WHAT IS BEING ASKED: For the data below, transcribe the part that opens with the line containing "Output the Python" and closes with the line containing "fig = plt.figure(figsize=(9.37, 7.01), dpi=100)", exactly and with no pictures.

==== DATA SHOWN

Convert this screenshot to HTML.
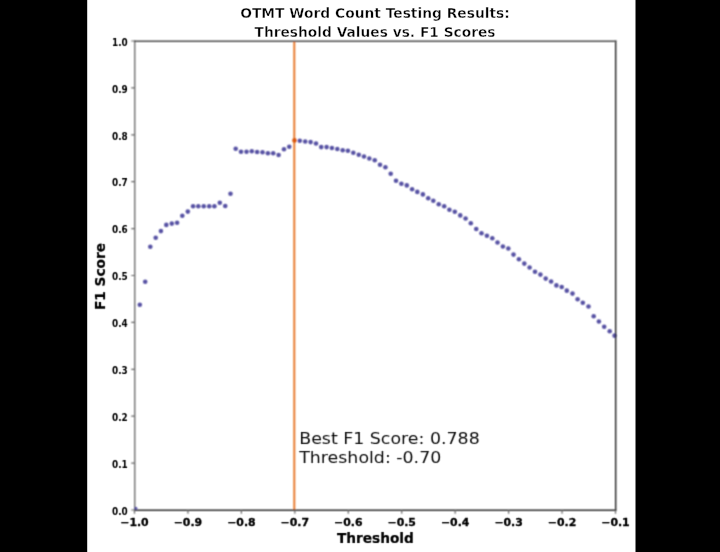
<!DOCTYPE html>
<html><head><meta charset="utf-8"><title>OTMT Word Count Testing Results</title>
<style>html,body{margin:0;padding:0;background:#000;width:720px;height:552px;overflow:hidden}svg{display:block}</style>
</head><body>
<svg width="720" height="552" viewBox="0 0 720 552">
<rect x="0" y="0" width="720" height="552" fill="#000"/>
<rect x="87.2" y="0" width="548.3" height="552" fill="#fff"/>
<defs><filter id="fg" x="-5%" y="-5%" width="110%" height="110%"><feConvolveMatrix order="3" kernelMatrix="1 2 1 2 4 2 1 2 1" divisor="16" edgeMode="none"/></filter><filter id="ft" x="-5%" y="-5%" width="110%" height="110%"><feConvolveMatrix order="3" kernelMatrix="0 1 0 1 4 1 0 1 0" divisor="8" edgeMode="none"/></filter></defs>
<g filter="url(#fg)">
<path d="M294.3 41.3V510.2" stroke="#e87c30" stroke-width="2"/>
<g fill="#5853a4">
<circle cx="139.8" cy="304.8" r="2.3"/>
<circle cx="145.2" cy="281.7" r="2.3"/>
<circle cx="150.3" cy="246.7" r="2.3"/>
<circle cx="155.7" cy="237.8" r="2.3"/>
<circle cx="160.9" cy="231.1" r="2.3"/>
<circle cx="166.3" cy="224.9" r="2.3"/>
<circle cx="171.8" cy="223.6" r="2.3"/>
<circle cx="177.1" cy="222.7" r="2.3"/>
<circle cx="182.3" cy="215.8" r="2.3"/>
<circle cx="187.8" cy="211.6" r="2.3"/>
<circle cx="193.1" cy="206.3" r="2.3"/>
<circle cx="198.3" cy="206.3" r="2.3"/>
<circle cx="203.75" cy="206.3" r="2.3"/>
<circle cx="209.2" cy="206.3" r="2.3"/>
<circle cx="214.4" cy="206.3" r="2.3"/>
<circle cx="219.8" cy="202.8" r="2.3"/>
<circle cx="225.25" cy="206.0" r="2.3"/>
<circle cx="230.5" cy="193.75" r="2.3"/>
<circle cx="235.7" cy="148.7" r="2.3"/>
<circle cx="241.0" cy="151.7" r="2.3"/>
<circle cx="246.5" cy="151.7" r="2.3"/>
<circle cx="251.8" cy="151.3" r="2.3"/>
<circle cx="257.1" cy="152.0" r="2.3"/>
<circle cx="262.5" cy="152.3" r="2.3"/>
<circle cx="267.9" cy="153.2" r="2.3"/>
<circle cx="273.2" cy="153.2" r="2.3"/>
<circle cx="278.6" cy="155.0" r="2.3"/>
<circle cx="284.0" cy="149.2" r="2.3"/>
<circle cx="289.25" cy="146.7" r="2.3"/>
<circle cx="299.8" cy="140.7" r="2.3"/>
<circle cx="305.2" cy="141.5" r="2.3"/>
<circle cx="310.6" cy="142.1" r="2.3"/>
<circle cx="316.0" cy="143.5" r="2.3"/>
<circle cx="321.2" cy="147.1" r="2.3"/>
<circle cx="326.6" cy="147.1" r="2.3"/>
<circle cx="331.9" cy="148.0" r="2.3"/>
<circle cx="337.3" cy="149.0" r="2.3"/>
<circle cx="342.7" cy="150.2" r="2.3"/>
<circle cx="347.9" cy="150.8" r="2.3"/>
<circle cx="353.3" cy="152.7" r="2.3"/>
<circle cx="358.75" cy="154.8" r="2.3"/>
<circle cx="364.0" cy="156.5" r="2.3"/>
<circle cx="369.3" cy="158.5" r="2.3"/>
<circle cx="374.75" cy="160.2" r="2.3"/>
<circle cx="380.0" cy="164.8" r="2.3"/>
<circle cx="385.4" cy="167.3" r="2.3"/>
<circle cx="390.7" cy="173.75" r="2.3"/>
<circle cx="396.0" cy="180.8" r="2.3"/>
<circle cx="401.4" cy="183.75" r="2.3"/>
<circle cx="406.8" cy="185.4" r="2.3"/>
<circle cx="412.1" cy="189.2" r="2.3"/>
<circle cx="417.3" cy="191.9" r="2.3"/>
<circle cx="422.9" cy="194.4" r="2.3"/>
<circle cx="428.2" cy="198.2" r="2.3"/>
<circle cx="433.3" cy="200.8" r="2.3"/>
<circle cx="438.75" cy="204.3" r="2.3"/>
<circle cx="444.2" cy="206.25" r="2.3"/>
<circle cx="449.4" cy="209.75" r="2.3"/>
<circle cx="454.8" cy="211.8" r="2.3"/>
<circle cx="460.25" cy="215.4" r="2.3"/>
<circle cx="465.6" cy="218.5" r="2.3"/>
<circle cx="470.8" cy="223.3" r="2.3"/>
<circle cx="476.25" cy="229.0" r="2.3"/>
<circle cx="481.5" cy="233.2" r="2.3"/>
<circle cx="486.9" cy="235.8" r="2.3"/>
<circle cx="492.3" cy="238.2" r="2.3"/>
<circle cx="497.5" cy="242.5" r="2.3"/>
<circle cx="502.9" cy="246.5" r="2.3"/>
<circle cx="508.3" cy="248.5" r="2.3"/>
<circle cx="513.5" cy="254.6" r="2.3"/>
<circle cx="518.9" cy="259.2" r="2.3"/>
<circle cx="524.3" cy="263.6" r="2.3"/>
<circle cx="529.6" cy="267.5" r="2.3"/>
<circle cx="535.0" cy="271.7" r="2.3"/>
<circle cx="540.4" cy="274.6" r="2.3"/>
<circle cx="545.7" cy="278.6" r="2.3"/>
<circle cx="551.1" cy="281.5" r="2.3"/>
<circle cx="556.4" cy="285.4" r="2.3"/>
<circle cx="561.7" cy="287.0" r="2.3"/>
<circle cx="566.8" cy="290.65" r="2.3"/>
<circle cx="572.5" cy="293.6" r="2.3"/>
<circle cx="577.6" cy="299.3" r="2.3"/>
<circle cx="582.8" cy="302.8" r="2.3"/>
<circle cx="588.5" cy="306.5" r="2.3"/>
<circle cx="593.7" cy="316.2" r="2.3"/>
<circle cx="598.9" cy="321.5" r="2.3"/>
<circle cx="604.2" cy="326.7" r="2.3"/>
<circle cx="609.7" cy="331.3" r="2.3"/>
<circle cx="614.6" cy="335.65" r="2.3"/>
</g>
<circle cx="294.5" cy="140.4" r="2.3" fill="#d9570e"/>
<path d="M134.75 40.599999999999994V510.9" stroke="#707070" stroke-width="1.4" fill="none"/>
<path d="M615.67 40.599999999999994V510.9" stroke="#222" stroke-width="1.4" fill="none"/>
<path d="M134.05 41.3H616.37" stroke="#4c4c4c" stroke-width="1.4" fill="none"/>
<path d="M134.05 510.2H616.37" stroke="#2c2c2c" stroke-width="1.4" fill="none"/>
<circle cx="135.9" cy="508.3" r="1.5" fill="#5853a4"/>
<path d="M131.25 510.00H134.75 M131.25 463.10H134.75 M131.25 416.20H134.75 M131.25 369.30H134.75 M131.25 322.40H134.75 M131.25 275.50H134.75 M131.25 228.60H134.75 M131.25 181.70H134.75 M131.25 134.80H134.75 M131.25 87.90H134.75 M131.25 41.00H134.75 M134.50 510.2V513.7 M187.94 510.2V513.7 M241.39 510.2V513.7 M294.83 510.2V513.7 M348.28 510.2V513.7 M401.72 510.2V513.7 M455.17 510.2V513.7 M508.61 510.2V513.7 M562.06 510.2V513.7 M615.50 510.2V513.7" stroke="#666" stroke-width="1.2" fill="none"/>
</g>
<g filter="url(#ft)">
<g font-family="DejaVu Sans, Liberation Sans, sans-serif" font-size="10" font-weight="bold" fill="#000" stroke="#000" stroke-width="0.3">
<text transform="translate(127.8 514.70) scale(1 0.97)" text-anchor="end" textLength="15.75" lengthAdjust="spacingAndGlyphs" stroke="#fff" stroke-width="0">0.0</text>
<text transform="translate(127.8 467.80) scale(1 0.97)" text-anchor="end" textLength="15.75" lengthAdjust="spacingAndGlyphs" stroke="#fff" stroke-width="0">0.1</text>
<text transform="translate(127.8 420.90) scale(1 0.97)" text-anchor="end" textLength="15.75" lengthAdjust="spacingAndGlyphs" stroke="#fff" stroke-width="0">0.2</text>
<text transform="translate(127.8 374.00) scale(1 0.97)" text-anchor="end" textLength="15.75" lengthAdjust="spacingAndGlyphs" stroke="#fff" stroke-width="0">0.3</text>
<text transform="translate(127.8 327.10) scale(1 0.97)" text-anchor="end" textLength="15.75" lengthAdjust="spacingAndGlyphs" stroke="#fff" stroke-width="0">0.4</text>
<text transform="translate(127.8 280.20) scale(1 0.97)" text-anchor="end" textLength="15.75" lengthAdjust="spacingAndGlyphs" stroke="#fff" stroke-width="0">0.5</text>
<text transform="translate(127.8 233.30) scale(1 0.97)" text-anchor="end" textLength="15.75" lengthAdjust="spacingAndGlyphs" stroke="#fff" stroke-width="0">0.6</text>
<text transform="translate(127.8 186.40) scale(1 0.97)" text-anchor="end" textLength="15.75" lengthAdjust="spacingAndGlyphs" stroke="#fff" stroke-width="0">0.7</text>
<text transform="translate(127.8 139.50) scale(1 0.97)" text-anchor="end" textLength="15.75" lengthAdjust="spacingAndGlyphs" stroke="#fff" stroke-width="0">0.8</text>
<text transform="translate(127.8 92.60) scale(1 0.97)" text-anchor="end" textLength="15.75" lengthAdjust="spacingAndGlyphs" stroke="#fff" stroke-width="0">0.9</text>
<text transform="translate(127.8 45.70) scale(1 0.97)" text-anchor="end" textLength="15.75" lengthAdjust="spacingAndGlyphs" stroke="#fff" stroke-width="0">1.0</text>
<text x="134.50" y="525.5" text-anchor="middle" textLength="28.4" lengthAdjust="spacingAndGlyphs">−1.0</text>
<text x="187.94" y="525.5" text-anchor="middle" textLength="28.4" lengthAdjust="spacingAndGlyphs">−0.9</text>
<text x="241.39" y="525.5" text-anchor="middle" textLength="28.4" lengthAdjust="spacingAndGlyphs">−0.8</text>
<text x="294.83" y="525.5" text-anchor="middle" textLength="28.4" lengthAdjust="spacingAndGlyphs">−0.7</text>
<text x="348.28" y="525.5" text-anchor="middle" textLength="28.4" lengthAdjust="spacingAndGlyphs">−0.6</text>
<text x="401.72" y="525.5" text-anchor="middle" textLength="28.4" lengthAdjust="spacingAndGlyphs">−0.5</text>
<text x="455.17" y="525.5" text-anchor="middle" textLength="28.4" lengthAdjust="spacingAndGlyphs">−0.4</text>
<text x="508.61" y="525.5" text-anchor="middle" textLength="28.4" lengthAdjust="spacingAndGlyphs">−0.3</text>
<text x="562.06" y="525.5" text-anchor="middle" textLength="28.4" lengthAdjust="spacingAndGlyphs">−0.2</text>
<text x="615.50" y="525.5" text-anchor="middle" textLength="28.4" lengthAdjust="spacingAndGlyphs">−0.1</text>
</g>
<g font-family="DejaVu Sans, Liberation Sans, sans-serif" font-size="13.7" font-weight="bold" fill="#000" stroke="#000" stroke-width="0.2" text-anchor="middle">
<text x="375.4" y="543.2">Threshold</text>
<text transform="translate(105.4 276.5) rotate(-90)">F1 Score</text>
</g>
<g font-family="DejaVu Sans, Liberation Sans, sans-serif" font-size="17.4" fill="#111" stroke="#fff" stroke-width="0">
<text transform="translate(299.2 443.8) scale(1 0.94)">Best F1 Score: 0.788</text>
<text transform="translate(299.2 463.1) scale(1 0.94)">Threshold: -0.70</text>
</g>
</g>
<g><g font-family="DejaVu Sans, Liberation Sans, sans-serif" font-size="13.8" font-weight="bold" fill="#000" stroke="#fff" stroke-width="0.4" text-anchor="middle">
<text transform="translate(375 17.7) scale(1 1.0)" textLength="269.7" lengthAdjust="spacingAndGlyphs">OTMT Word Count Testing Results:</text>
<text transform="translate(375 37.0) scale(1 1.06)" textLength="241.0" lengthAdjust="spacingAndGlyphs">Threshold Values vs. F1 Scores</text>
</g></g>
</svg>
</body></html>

========
==== DATA SHOWN

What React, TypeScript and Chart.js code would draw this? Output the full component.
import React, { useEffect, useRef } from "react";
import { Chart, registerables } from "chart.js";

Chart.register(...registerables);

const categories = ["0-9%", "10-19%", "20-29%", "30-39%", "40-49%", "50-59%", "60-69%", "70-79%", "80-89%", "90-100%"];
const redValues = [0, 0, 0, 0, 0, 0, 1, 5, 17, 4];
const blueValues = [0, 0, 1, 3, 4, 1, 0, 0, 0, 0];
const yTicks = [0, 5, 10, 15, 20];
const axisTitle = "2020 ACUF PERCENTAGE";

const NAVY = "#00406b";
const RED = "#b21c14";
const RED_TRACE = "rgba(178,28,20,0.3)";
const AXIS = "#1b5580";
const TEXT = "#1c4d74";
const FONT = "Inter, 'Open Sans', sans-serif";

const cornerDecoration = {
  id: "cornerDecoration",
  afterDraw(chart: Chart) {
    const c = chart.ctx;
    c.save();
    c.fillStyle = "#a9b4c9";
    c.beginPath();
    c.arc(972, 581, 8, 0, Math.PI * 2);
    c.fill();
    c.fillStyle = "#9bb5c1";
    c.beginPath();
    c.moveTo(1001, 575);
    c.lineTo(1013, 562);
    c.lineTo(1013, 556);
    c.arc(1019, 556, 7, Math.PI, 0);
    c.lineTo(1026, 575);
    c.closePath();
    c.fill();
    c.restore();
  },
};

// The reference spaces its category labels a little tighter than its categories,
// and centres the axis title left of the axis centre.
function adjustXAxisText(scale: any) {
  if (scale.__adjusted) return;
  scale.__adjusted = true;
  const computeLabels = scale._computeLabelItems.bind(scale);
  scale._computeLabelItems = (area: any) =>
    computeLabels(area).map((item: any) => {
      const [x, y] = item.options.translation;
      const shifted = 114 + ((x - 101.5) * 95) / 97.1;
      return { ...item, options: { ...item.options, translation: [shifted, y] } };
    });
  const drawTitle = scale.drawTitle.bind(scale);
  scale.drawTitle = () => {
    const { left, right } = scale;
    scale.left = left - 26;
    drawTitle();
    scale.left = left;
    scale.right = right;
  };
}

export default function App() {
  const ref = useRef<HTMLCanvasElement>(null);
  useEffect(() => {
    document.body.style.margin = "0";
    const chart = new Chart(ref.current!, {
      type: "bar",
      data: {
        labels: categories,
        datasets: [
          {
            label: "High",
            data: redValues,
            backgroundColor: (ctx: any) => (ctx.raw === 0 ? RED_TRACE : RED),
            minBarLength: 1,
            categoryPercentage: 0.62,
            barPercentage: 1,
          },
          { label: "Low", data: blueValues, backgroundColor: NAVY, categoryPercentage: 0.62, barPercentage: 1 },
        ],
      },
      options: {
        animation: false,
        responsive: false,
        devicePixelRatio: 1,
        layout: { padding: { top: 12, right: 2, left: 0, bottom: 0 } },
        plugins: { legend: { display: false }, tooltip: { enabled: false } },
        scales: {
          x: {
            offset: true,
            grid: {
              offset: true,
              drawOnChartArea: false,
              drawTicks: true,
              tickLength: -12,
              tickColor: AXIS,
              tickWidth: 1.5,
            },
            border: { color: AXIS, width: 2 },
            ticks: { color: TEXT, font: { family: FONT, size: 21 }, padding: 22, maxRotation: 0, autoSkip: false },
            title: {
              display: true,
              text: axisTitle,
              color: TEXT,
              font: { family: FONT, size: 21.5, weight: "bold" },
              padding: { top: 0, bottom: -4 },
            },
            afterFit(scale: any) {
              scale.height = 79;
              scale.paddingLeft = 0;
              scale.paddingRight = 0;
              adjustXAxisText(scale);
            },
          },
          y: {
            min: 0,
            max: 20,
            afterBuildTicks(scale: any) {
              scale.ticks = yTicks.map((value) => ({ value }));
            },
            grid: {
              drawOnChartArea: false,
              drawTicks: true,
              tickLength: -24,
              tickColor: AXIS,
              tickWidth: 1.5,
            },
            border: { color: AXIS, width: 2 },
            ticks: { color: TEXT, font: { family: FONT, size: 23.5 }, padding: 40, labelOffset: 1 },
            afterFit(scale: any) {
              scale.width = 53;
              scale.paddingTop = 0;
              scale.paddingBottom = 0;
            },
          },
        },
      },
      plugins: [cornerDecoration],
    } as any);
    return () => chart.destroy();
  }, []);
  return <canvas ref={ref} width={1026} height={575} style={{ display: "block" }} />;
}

========
==== DATA SHOWN

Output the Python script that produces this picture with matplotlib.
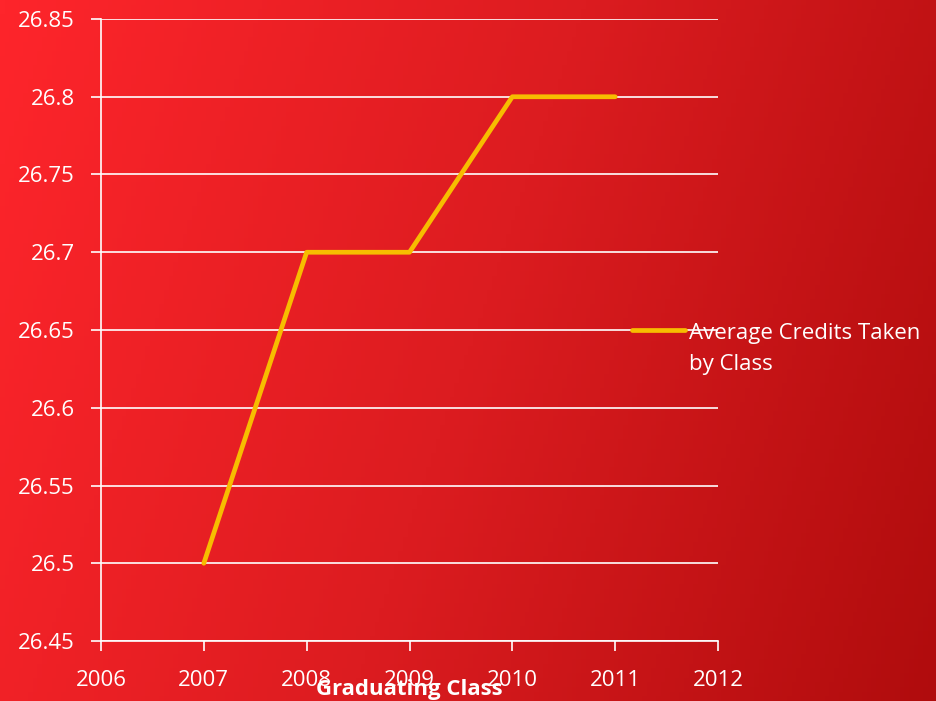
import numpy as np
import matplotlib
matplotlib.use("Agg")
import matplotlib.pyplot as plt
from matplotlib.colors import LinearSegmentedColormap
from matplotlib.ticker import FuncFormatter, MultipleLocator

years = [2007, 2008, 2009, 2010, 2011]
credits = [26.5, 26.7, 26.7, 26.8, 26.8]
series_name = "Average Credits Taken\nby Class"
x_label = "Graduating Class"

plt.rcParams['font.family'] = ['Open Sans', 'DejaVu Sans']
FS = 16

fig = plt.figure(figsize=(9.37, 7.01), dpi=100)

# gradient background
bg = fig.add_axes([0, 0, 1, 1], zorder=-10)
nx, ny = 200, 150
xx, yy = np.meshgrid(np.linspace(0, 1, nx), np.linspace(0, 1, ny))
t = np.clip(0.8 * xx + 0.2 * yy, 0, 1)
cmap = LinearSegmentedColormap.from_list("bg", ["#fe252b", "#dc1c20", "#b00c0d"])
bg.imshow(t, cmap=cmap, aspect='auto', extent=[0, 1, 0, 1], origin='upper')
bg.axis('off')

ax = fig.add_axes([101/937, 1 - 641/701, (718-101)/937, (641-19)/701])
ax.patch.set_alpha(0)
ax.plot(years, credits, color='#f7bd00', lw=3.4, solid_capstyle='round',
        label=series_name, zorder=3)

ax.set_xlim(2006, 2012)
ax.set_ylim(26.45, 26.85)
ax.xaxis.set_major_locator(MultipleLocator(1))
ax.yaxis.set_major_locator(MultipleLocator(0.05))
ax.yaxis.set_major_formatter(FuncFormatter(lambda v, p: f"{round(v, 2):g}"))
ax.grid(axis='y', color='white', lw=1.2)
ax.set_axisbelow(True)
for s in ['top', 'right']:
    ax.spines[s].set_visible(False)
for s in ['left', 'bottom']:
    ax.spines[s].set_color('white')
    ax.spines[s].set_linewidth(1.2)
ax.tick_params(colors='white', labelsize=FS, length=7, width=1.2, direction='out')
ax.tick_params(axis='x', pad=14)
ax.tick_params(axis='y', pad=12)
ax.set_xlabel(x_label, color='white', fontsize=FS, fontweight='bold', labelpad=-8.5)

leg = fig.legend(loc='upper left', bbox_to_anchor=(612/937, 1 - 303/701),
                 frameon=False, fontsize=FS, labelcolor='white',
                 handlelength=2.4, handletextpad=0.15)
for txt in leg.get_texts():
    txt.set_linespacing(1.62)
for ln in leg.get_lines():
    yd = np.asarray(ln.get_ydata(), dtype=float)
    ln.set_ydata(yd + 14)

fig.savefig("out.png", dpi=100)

========

ANSWER FOR THIS EXERCISE:
Output the Python script that produces this picture with matplotlib.
import numpy as np
import matplotlib
matplotlib.use("Agg")
import matplotlib.pyplot as plt
from matplotlib.colors import LinearSegmentedColormap
from matplotlib.ticker import FuncFormatter, MultipleLocator

years = [2007, 2008, 2009, 2010, 2011]
credits = [26.5, 26.7, 26.7, 26.8, 26.8]
series_name = "Average Credits Taken\nby Class"
x_label = "Graduating Class"

plt.rcParams['font.family'] = ['Open Sans', 'DejaVu Sans']
FS = 16

fig = plt.figure(figsize=(9.37, 7.01), dpi=100)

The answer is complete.